What Does Waiting Actually Cost?

Most homeowners wait weeks between first hearing a noise and calling a wildlife company. In Texas, where animals stay active longer due to mild winters, that window can stretch further.

Three damage categories grow during that wait. The first is structural: gnawed joists, compromised insulation, damaged roof decking. The second is hazardous: contaminated insulation, urine that saturates wood and creates permanent odor, and for rodents, chewed electrical wiring. The third is infestation: parasites including fleas, ticks, and mites arrive with the animal and remain in the space after it is gone if the attic is not cleaned and treated.

Exclusion work completed before a colony grows or a litter is born costs significantly less than remediation done after months of occupancy. General industry ranges for straightforward exclusion work start in the low hundreds of dollars. Full attic remediation following a large colony can run several thousand. A free on-site inspection is the only way to know where your situation sits. You can also read more about what to expect on cost in our post on how much wildlife removal costs in Texas.

The animal in your attic is not trying to cause damage. It is doing exactly what animals do: finding a dry, sheltered space to live and raise young. The problem is not the animal's existence. The problem is where it chose to exist. A licensed technician's job is to give it a clear one-way exit, seal every entry point so it cannot return, and restore the space to a safe condition. No poisons. No inhumane traps. A door out and no door back in.

Frequently asked questions

Is it dangerous to let an animal stay in my attic in Texas?

Yes, over time. Most wildlife will chew wiring, shred insulation, and contaminate the space with droppings and urine. Structural damage and fire risk increase the longer an animal stays. Some species also carry parasites. A licensed technician can assess the risk level at no charge during a free on-site inspection.
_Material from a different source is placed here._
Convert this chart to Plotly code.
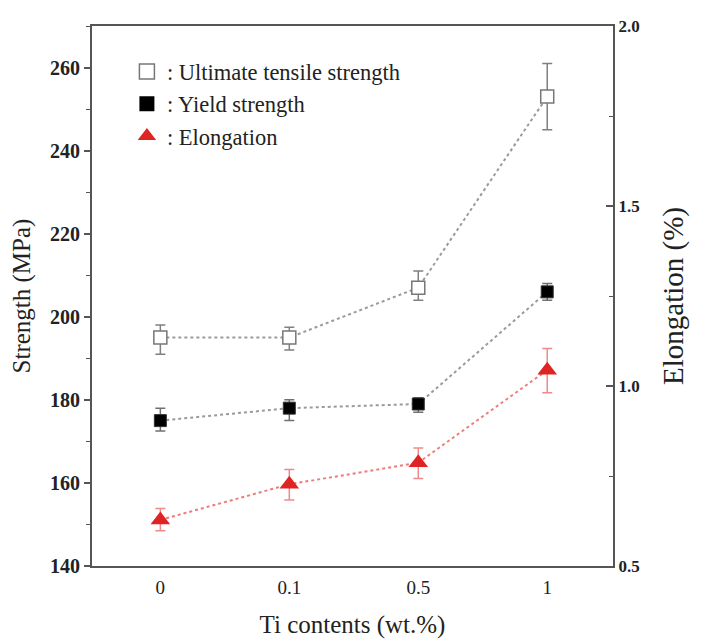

Can I remove the animal myself in Texas?

It depends on the species, and the rules differ enough that checking the Texas Parks and Wildlife Department's current guidance at tpwd.texas.gov first is worth it. Bats are a firm example: according to TPWD, bats are protected under state law, and excluding them from buildings is discouraged from May 1 through August 15, when flightless pups are in the roost. Sealing during that window traps the young inside and leaves you with a dead colony in the structure. Always confirm current rules with TPWD before attempting any removal.

How much does wildlife removal cost in Texas?

Costs vary by species, the number of entry points, and how long the animal has been present. General industry ranges run from a few hundred dollars for a simple rodent exclusion to several thousand for a full bat colony exclusion with attic remediation. The only way to get an accurate number for your home is a free on-site inspection.

What if the scratching stops on its own?

Silence does not mean the animal left. Many species go quiet during the day, during a cold front, or when a nursing mother briefly leaves to feed. The entry point is still open. Young animals may also go quiet as they mature but remain in the space. If you heard noise, have the exterior inspected.